The new nominations occurred two months after an earlier government reshuffle that created the Secretário do Mar, Ciência e Tecnologia (Secretariate for Sea, Science and Technology) and altered the Education and Social Solidarity portfolios. Citing that the four new secretariates would "serve Azoreans" and provide "a new dynamism" in their portfolios, the installation of the new administrators was held in a ceremony in Horta.

==Session==
One of the first issues arising in the new legislature was the memorandum of understanding between the national and regional government.

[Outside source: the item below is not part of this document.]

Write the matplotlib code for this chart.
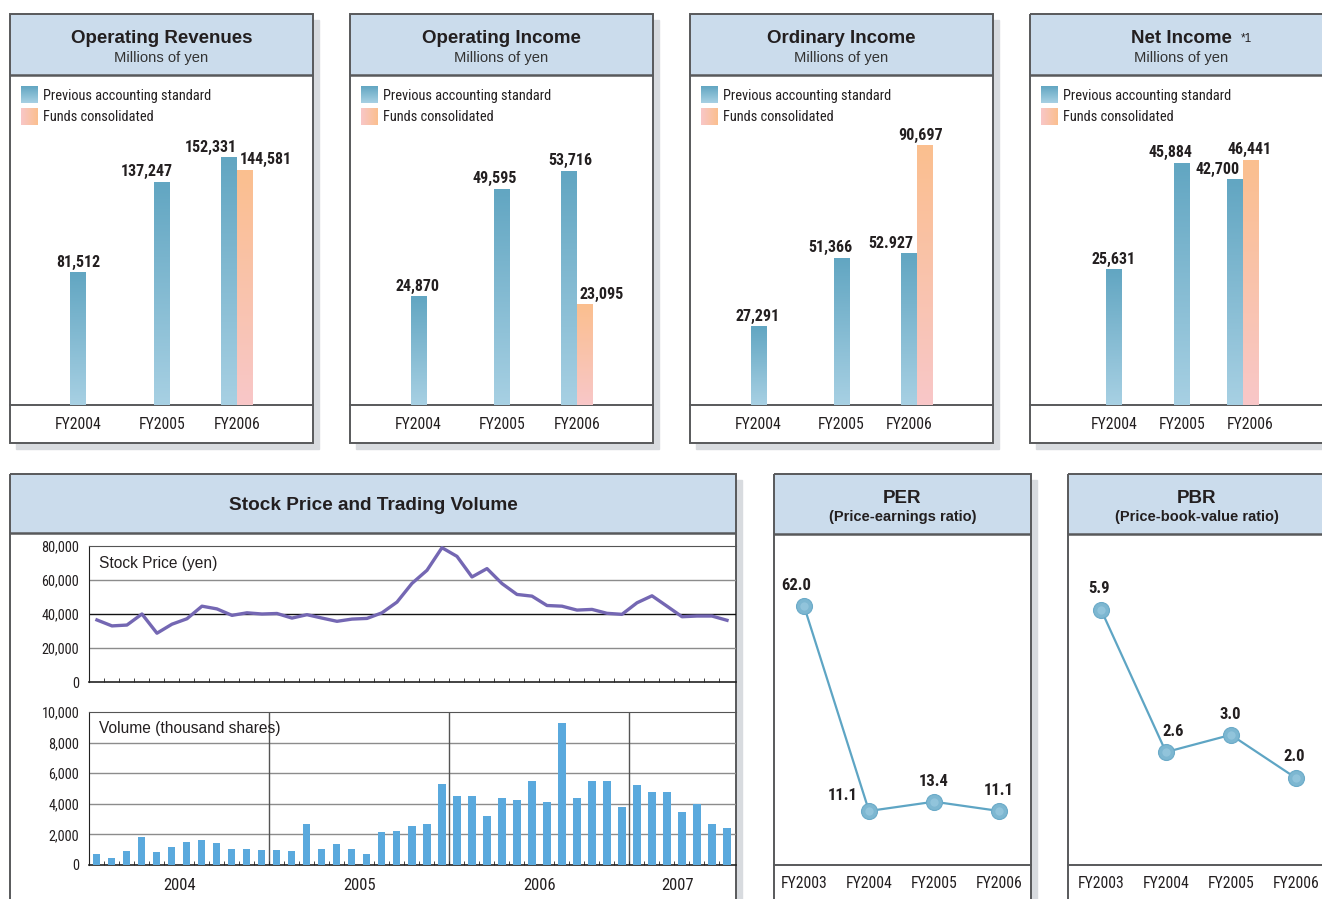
import numpy as np
import matplotlib
matplotlib.use('Agg')
import matplotlib.pyplot as plt
from matplotlib import font_manager as fm
from matplotlib.patches import Rectangle
from matplotlib.colors import LinearSegmentedColormap

W, H = 1322, 899

# ---- data ----
fy_bar = ['FY2004', 'FY2005', 'FY2006']
op_rev = [81512, 137247, 152331]
op_rev_funds = 144581
op_inc = [24870, 49595, 53716]
op_inc_funds = 23095
ord_inc = [27291, 51366, 52927]
ord_inc_funds = 90697
net_inc = [25631, 45884, 42700]
net_inc_funds = 46441

# monthly, stock price (yen) and volume (thousand shares)
price = [36500, 33000, 33500, 40000, 28700, 34000, 37200, 44600, 43000, 39200,
         40700, 40000, 40300, 37600, 39600, 37600, 35700, 37000, 37400, 40700,
         47000, 58000, 65700, 79000, 73900, 61800, 66700, 57900, 51500, 50500,
         45000, 44600, 42300, 42700, 40400, 39800, 46600, 50700, 44600, 38400,
         38800, 38800, 36300]
volume = [750, 430, 900, 1800, 840, 1160, 1480, 1610, 1420, 1030, 1030, 970,
          970, 900, 2710, 1030, 1350, 1030, 750, 2130, 2190, 2580, 2650, 5270,
          4520, 4520, 3230, 4390, 4260, 5480, 4130, 9290, 4390, 5480, 5480, 3810,
          5230, 4770, 4770, 3480, 4000, 2710, 2450]
years = ['2004', '2005', '2006', '2007']

fy_ratio = ['FY2003', 'FY2004', 'FY2005', 'FY2006']
per = [62.0, 11.1, 13.4, 11.1]
pbr = [5.9, 2.6, 3.0, 2.0]

# ---- style ----
avail = {f.name for f in fm.fontManager.ttflist}


def pick(*names):
    for n in names:
        if n in avail:
            return n
    return 'DejaVu Sans'


NARROW = pick('Liberation Sans Narrow', 'Roboto Condensed', 'DejaVu Sans')
SANS = pick('Liberation Sans', 'Roboto', 'DejaVu Sans')
INK = '#231f20'
HEAD = '#cbdcec'
EDGE = '#58595b'
BLUE_TOP, BLUE_BOT = '#62a6c2', '#a7d0e3'
ORNG_TOP, ORNG_BOT = '#fbbf8f', '#f8c7c8'

fig = plt.figure(figsize=(W / 100, H / 100), dpi=100)


def px_axes(x0, y0, x1, y1, z=1):
    ax = fig.add_axes([x0 / W, 1 - y1 / H, (x1 - x0) / W, (y1 - y0) / H])
    ax.set_zorder(z)
    return ax


def frame(x0, y0, x1, y1, head_h):
    w, h = x1 - x0, y1 - y0
    fig.patches.append(Rectangle(((x0 + 6) / W, 1 - (y1 + 6) / H), w / W, h / H,
                                 transform=fig.transFigure, color='#d8dbdf', zorder=-5))
    ax = px_axes(x0, y0, x1, y1, z=0)
    ax.set_xlim(0, w)
    ax.set_ylim(h, 0)
    ax.axis('off')
    ax.add_patch(Rectangle((0, 0), w, h, facecolor='white', edgecolor='none'))
    ax.add_patch(Rectangle((0, 0), w, head_h, facecolor=HEAD, edgecolor='none'))
    ax.plot([0, w], [head_h, head_h], color=EDGE, lw=1.8)
    ax.add_patch(Rectangle((0, 0), w, h, fill=False, edgecolor=EDGE, lw=1.4, clip_on=False, zorder=5))
    return ax


def grad(ax, extent, c0, c1, horizontal=False, z=3):
    cm = LinearSegmentedColormap.from_list('g', [c0, c1])
    arr = np.linspace(0, 1, 100)
    arr = arr.reshape(1, -1) if horizontal else arr.reshape(-1, 1)
    ax.imshow(arr, cmap=cm, origin='lower', extent=extent, aspect='auto',
              interpolation='bilinear', zorder=z)


def bar_panel(x0, title, prev, funds, texts, ymax, bar_x, lab_pos, tick_x, note=False):
    w = 303
    fr = frame(x0, 14, x0 + w, 443, 61)
    fr.text(w / 2, 24.5, title, ha='center', va='center', fontsize=13.5, fontweight='bold',
            family=SANS, color=INK)
    if note:
        fr.text(211, 24.5, '*1', ha='left', va='center', fontsize=8.5, family=SANS, color=INK)
    fr.text(w / 2, 44, 'Millions of yen', ha='center', va='center', fontsize=10.6, family=SANS,
            color='#333333')
    # legend
    grad(fr, (11, 28, 89, 72), BLUE_BOT, BLUE_TOP)
    grad(fr, (11, 28, 111, 94), ORNG_BOT, ORNG_TOP, horizontal=True)
    fr.set_xlim(0, w)
    fr.set_ylim(429, 0)
    fr.text(33, 82, 'Previous accounting standard', va='center', fontsize=10.4, family=NARROW, color=INK)
    fr.text(33, 103, 'Funds consolidated', va='center', fontsize=10.4, family=NARROW, color=INK)

    ax = px_axes(x0, 75, x0 + w, 405)
    ax.patch.set_alpha(0)
    xs = [bar_x[0], bar_x[1], bar_x[2] - 8]
    bars = ax.bar(xs, prev, width=16, color=BLUE_TOP)
    fb = ax.bar([bar_x[2] + 7.75], [funds], width=15.5, color=ORNG_TOP)
    for p in list(bars) + list(fb):
        c0, c1 = (BLUE_BOT, BLUE_TOP) if p in bars.patches else (ORNG_BOT, ORNG_TOP)
        grad(ax, (p.get_x(), p.get_x() + p.get_width(), 0, p.get_height()), c0, c1)
    vals = list(prev) + [funds]
    for v, t, (lx, ha) in zip(vals, texts, lab_pos):
        ax.annotate(t, (lx, v), xytext=(0, 3), textcoords='offset pixels', ha=ha, va='bottom',
                    fontsize=11.5, fontweight='bold', family=NARROW, color=INK)
    ax.set_xlim(0, w)
    ax.set_ylim(0, ymax)
    ax.set_yticks([])
    ax.set_xticks(tick_x, fy_bar)
    ax.tick_params(axis='x', length=0, pad=8.5, labelsize=11.3, labelcolor=INK)
    for lab in ax.get_xticklabels():
        lab.set_family(NARROW)
    for s in ['top', 'left', 'right']:
        ax.spines[s].set_visible(False)
    ax.spines['bottom'].set_color(EDGE)
    ax.spines['bottom'].set_linewidth(1.4)


bar_panel(10, 'Operating Revenues', op_rev, op_rev_funds,
          ['81,512', '137,247', '152,331', '144,581'], 203400, [68, 152, 227],
          [(68, 'center'), (137, 'center'), (227, 'right'), (230, 'left')], [68, 152, 227])
bar_panel(350, 'Operating Income', op_inc, op_inc_funds,
          ['24,870', '49,595', '53,716', '23,095'], 75900, [69, 152, 227],
          [(68, 'center'), (144.5, 'center'), (220, 'center'), (230, 'left')], [68, 152, 227])
bar_panel(690, 'Ordinary Income', ord_inc, ord_inc_funds,
          ['27,291', '51,366', '52.927', '90,697'], 115400, [69, 152, 227],
          [(68, 'center'), (140, 'center'), (223, 'right'), (231, 'center')], [68, 151, 219])
bar_panel(1030, 'Net Income', net_inc, net_inc_funds,
          ['25,631', '45,884', '42,700', '46,441'], 62600, [84, 152, 213],
          [(84, 'center'), (140, 'center'), (210, 'right'), (220, 'center')], [84, 152, 220], note=True)

# ---- stock price and volume ----
fr = frame(10, 474, 736, 910, 59)
fr.text(363, 32, 'Stock Price and Trading Volume', ha='center', va='center', fontsize=13.7,
        fontweight='bold', family=SANS, color=INK)

months = np.arange(len(price))
XL = (-0.53, 42.6)

axp = px_axes(89, 546, 736, 682)
axp.patch.set_alpha(0)
for yv, c in [(20000, '#8c8c8c'), (40000, '#111111'), (60000, '#8c8c8c')]:
    axp.axhline(yv, color=c, lw=1, zorder=1)
axp.plot(months, price, color='#7467b3', lw=2.4, zorder=3, solid_joinstyle='round')
axp.set_xlim(*XL)
axp.set_ylim(0, 80000)
axp.set_yticks(range(0, 80001, 20000), [f'{v:,}' for v in range(0, 80001, 20000)])
axp.set_xticks([])
axp.set_xticks(np.arange(0.5, len(price) - 1, 1), minor=True)
axp.tick_params(axis='y', length=0, pad=7, labelsize=10.3, labelcolor=INK)
axp.tick_params(axis='x', which='minor', direction='in', length=3, color='#222222')
for lab in axp.get_yticklabels():
    lab.set_family(NARROW)
axp.spines['right'].set_visible(False)
axp.spines['top'].set_color('#555555')
axp.spines['left'].set_color('#222222')
axp.spines['bottom'].set_color('#222222')
axp.spines['bottom'].set_linewidth(1.2)
axp.text(0.0155, 0.87, 'Stock Price (yen)', transform=axp.transAxes, va='center',
         fontsize=11.2, family=SANS, color=INK)

axv = px_axes(89, 712, 736, 865)
axv.patch.set_alpha(0)
for yv in range(2000, 10000, 2000):
    axv.axhline(yv, color='#8c8c8c', lw=1, zorder=1)
for xv in [11.5, 23.5, 35.5]:
    axv.axvline(xv, color='#555555', lw=1, zorder=1)
axv.bar(months, volume, width=0.47, color='#5aa9dd', zorder=3)
axv.set_xlim(*XL)
axv.set_ylim(0, 10000)
axv.set_yticks(range(0, 10001, 2000), [f'{v:,}' for v in range(0, 10001, 2000)])
axv.set_xticks([5.5, 17.5, 29.5, 38.7], years)
axv.set_xticks(np.arange(0.5, len(volume) - 1, 1), minor=True)
axv.tick_params(axis='y', length=0, pad=7, labelsize=10.3, labelcolor=INK)
axv.tick_params(axis='x', which='major', length=0, pad=9, labelsize=12, labelcolor=INK)
axv.tick_params(axis='x', which='minor', direction='in', length=3, color='#222222')
for lab in axv.get_yticklabels() + axv.get_xticklabels():
    lab.set_family(NARROW)
axv.spines['right'].set_visible(False)
axv.spines['top'].set_color('#555555')
axv.spines['left'].set_color('#222222')
axv.spines['bottom'].set_color('#222222')
axv.spines['bottom'].set_linewidth(1.2)
axv.text(0.0155, 0.89, 'Volume (thousand shares)', transform=axv.transAxes, va='center',
         fontsize=11.2, family=SANS, color=INK)


# ---- PER / PBR ----
def ratio_panel(x0, title, sub, vals, ylim, xlim, offsets):
    w = 257
    fr = frame(x0, 474, x0 + w, 910, 60)
    fr.text(w / 2, 24.5, title, ha='center', va='center', fontsize=13.5, fontweight='bold',
            family=SANS, color=INK)
    fr.text(w / 2, 42.5, sub, ha='center', va='center', fontsize=10.5, fontweight='bold',
            family=SANS, color=INK)
    ax = px_axes(x0, 534, x0 + w, 865)
    ax.patch.set_alpha(0)
    xs = np.arange(len(vals))
    ax.plot(xs, vals, color='#5ea5c4', lw=1.6, zorder=2)
    ax.plot(xs, vals, 'o', ms=11.5, mfc='#7db7d1', mec='#6aaac8', mew=0.8, zorder=3)
    ax.plot(xs, vals, 'o', ms=6, mfc='#9fcde2', mec='none', alpha=0.6, zorder=4)
    for x, v, (dx, dy) in zip(xs, vals, offsets):
        ax.annotate(f'{v:.1f}', (x, v), xytext=(dx, dy), textcoords='offset pixels',
                    ha='center', va='center', fontsize=12, fontweight='bold',
                    family=NARROW, color=INK)
    ax.set_xlim(*xlim)
    ax.set_ylim(*ylim)
    ax.set_yticks([])
    ax.set_xticks(xs, fy_ratio)
    ax.tick_params(axis='x', length=0, pad=8, labelsize=11.3, labelcolor=INK)
    for lab in ax.get_xticklabels():
        lab.set_family(NARROW)
    for s in ['top', 'left', 'right']:
        ax.spines[s].set_visible(False)
    ax.spines['bottom'].set_color(EDGE)
    ax.spines['bottom'].set_linewidth(1.4)


ratio_panel(774, 'PER', '(Price-earnings ratio)', per, (-2.3, 79.8), (-0.46, 3.49),
            [(-8, 20), (-26, 15), (0, 20), (0, 20)])
ratio_panel(1068, 'PBR', '(Price-book-value ratio)', pbr, (-0.02, 7.66), (-0.51, 3.45),
            [(-2, 21), (7, 21), (-1, 20), (-2, 21)])

fig.savefig('out.png', dpi=100)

The PCP deputy and party leader, Aníbal Pires, requested that the Azorean parliament deliberate on the State Budget for 2013, in light of the austerity measures whose " effects were graver in the Azores", citing possible effects to the regional economy, employment and life of families. The State Budget would require that the Azores reduce by 50% the number fixed-term public service workers. The end of regional subsidies, retention of IRS surtaxes, and the reduction of public health services were other points cited by the deputy in his proclamation. In normal circumstances it is the parliamentary commission for the Economy that would act on this issues, noting that this body was not convened yet, and could not deliberate as it was being formed following the beginning of the legislature. Azorean deputies were expected to convene to discuss the Government's program for the next four years.